▶ _Records to use_
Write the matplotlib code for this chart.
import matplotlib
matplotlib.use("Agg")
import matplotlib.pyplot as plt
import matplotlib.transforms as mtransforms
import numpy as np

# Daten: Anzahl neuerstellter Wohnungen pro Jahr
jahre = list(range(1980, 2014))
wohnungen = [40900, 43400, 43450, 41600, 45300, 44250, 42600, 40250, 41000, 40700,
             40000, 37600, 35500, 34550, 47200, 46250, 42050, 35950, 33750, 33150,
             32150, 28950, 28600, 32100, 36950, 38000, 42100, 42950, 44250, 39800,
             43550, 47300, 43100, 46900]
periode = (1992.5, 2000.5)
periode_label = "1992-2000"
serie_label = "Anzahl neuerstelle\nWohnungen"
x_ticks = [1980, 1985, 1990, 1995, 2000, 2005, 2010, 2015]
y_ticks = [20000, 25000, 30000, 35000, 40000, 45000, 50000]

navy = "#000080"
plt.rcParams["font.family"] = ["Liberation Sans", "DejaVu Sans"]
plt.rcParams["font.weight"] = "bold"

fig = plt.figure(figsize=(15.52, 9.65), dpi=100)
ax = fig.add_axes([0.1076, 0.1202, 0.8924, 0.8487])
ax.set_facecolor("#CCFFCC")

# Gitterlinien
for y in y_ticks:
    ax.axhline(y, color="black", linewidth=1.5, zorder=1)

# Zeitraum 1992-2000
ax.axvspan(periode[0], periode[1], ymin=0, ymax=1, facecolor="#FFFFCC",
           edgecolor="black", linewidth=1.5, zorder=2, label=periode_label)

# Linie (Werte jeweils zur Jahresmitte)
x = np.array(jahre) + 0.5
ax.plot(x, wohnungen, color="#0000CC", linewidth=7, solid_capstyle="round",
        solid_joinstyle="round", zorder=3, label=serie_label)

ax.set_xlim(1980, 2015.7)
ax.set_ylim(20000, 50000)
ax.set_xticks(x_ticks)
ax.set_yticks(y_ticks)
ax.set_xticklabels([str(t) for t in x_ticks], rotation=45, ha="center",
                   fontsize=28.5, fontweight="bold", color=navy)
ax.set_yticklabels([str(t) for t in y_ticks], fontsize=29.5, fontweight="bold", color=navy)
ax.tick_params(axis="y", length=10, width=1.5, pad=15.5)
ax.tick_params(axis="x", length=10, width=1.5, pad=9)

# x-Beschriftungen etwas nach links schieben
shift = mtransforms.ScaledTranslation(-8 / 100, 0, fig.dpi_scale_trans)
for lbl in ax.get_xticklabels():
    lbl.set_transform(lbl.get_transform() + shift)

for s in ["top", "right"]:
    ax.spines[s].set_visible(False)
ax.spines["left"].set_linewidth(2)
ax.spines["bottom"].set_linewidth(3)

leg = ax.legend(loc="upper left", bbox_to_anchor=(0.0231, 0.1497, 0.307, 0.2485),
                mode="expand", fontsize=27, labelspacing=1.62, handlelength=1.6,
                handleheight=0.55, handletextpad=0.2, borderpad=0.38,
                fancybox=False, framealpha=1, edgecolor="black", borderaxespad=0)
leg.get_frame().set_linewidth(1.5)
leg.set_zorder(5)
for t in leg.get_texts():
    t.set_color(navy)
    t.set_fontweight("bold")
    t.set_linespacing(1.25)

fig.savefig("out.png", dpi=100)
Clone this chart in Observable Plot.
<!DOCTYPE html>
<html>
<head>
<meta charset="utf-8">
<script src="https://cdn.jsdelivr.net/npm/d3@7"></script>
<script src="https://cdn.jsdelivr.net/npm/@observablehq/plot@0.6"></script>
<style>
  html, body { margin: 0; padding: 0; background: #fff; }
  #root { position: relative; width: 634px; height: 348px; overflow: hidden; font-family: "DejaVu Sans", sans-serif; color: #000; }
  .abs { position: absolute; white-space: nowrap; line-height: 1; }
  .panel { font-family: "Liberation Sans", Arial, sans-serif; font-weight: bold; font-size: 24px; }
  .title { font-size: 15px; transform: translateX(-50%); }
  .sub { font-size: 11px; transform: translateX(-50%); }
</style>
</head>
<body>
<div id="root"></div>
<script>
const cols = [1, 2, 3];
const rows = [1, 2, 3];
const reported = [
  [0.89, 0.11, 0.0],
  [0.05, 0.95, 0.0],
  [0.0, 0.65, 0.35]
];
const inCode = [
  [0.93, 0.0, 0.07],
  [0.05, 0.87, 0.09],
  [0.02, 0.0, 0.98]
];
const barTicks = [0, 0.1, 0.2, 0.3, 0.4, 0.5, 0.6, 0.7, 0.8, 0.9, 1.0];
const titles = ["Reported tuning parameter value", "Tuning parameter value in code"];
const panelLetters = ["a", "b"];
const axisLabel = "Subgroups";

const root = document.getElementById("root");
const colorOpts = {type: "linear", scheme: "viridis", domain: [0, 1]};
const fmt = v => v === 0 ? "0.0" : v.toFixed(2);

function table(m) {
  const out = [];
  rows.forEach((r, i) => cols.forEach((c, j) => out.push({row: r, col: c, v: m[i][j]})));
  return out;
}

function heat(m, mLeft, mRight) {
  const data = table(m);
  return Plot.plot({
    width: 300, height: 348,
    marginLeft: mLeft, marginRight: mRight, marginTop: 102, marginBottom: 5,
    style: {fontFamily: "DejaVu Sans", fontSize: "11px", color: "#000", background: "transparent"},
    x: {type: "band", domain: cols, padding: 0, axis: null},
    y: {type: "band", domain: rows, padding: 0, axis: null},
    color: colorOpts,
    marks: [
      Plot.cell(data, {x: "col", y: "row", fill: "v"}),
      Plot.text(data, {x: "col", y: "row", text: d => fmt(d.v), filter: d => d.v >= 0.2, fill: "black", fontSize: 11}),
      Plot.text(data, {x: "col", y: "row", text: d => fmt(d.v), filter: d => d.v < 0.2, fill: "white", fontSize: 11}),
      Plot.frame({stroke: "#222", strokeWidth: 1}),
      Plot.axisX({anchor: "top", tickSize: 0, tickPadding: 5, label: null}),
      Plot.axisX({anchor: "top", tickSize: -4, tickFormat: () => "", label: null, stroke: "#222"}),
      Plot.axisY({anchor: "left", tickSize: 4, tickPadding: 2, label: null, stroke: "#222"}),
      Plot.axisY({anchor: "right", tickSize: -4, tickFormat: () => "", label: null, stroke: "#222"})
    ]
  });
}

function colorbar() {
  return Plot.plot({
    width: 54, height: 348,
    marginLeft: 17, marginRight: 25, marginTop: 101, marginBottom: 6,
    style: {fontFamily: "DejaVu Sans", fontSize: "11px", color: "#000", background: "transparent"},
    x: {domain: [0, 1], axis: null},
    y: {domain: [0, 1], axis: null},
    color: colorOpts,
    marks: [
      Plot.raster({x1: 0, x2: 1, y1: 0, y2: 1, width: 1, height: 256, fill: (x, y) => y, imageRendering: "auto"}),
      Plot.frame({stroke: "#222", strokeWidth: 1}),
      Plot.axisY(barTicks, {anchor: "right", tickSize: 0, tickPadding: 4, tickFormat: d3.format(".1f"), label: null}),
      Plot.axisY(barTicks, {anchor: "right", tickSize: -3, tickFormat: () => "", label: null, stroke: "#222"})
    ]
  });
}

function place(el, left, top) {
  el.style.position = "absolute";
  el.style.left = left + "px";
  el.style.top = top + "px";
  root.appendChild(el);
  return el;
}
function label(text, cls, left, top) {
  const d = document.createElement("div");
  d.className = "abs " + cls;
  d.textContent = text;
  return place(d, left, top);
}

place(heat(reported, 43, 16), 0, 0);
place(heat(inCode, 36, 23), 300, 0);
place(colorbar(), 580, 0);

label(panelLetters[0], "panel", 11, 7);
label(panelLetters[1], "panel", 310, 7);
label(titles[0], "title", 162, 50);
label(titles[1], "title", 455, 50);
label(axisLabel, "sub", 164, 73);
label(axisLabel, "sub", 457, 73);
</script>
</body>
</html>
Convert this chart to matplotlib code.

▶ _Written instruction_
Produce the lines from the top of the listing through the "linewidth=1.5, zorder=2, label=periode_label)" line exactly as they appear, with no additional output.

▶ _Task result_
Write the matplotlib code for this chart.
import matplotlib
matplotlib.use("Agg")
import matplotlib.pyplot as plt
import matplotlib.transforms as mtransforms
import numpy as np

# Daten: Anzahl neuerstellter Wohnungen pro Jahr
jahre = list(range(1980, 2014))
wohnungen = [40900, 43400, 43450, 41600, 45300, 44250, 42600, 40250, 41000, 40700,
             40000, 37600, 35500, 34550, 47200, 46250, 42050, 35950, 33750, 33150,
             32150, 28950, 28600, 32100, 36950, 38000, 42100, 42950, 44250, 39800,
             43550, 47300, 43100, 46900]
periode = (1992.5, 2000.5)
periode_label = "1992-2000"
serie_label = "Anzahl neuerstelle\nWohnungen"
x_ticks = [1980, 1985, 1990, 1995, 2000, 2005, 2010, 2015]
y_ticks = [20000, 25000, 30000, 35000, 40000, 45000, 50000]

navy = "#000080"
plt.rcParams["font.family"] = ["Liberation Sans", "DejaVu Sans"]
plt.rcParams["font.weight"] = "bold"

fig = plt.figure(figsize=(15.52, 9.65), dpi=100)
ax = fig.add_axes([0.1076, 0.1202, 0.8924, 0.8487])
ax.set_facecolor("#CCFFCC")

# Gitterlinien
for y in y_ticks:
    ax.axhline(y, color="black", linewidth=1.5, zorder=1)

# Zeitraum 1992-2000
ax.axvspan(periode[0], periode[1], ymin=0, ymax=1, facecolor="#FFFFCC",
           edgecolor="black", linewidth=1.5, zorder=2, label=periode_label)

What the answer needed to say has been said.